De-Risking Environmental Impacts in Latin America with Marine Assurance

Shipping’s ongoing evolution of improving its safety, security, health, environmental and operational performance makes this a defining time for the industry. MIS Marine’s Americas Executive Gonzalo Mera Truffini explains how building a better understanding of a vessel’s entire risk portfolio through Marine Assurance can act as a springboard to support the most complex situations concerning the environment and maritime safety. 
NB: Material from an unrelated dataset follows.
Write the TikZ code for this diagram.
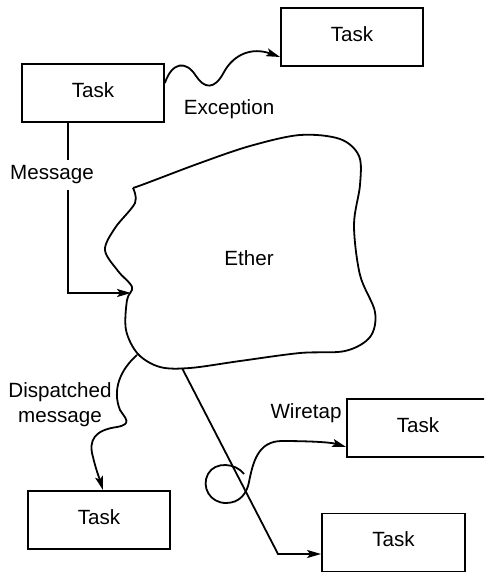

The phrase “take action now’ couldn’t speak more truth when it comes to shipping’s trajectory towards a cleaner, safer and more secure industry. This is particularly the case in Latin America. As a region, Latin America has deep roots in the maritime industry, and in recent years has accounted for around 17% of the world’s total shipping cargo. A core focus for Latin American stakeholders is environmental incidents and pressures, and their resulting operational and reputational impacts. But limited worldwide support and legislative pressure to drive better standards is hindering the region’s ability to tackle and avoid environmental challenges. 

MIS Marine’s Americas Executive Gonzalo Mera Truffini

In recent years, Latin America has suffered several environmental marine incidents. As an example, there have been a vast number of oil spills, which have left damaging effects on marine life, people, communities, and companies reputations, as well as extremely consequential high costs. Even 11 months after the major oil spill in the Pacific Ocean near Callao, Peru, cleaning efforts are ongoing with more than 57 million USD spent on the initial response and the current remediation of the affected areas.

In comparison, when similar incidents have occurred in Europe or off the coast of the US, it has led to an active involvement from environmental agencies and sparked climate debates among multiple stakeholders. 

As is the case with any region or industry, avoiding damages, incurred costs and fines are the bigger motivators. This underlines the case for placing greater emphasis on risk management using insightful real-time data to support decision making and demonstrate operational excellence. 

Taking the lessons learned from all the incidents by engaging with and further educating the industry on the risk associations will help to prevent future incidents. So how can we build a clearer picture on environmental cases and better understand a vessel’s entire risk portfolio?

A proactive approach to environmental risk

Building an awareness and understanding of how vessels could increase risk levels will empower organisations to efficiently and cost effectively develop and implement better practices to reduce their risk exposure. By combining big data with in-depth analysis relating to vessel locations, voyage histories, vessel ownership and operation, as well as cargo and crew manifests, Marine Assurance is an extremely powerful tool for understanding an entire risk portfolio.

The progress made in Marine Assurance over the decades has had a profound impact in reducing the number and impact levels of serious tanker incidents through the quality of inspection and assessment data. This has run in parallel with an increase in assurance uptake, as there is a clear correlation between the introduction of each new assurance process and a decline in serious incidents. For example, the number of incidents in the 1990s was reduced to an average of 35.8 a year – compared to 45.4 a year in the 1980s. In addition, the number of oil spills more than 700 tonnes reduced to 15% – compared to 25% the previous decade – following the implementation of the SIRE programme that launched in 1993.

Marine Assurance technology has already been instrumental in supporting energy companies, charterers, ports and terminals to understand their risk levels and prevent potential hazards, such as oil spills or a crew member injury. Thanks to big data and artificial intelligence, Marine Assurance can now move beyond the fundamentals of safety and pollution prevention and drive standards of operation, efficiency and compliance, but all of this can be significantly enhanced with close collaboration.

Collaboration at the forefront

Collaboration creates confidence in better understanding risk. Multiple stakeholders working together is the key for navigating through the complexities of the maritime industry. But as a collective, more action can be taken in sharing experiences, perspectives and knowledge on the best practices and lessons learned from challenges.

In recognising the need to bring about this change, from my unique position of working at both MIS Marine and at the Latin American Society of Maritime Oil Terminals and SBM Operators (SLOM), we are able to ensure that the two organisations are working as collaboratively as possible to push for greater proactivity and connecting key stakeholders. MIS Marine supports SLOM’s initiatives in Latin America by sharing its extensive experience as a vetting and compliance solutions provider for maritime terminals and SBMs. 

Other organisations are also recognising the need to increase awareness and action. Following the oil spill incident off the coast of Lima, Peru in January 2022, SLOM and the UK government held workshops with the local players on a response to marine pollution: preparedness and best practices. These examples show that the industry is moving in the right direction, and we recognise our responsibility as a Marine Assurance pioneer to continue to drive progress.

The marine industry has no borders, so, as a global industry, we must take a major step forward in improving standards on these environmental cases by acting before they happen. As is the case with all countries, Latin American countries can be provided with the tools to understand and reduce their risk exposure that will help to reach the industry’s goal of creating a more sustainable, efficient and safe maritime industry. Achieving this ultimate goal will require collaborative vetting processes that can optimise the operational, environmental and safety standards across Latin America.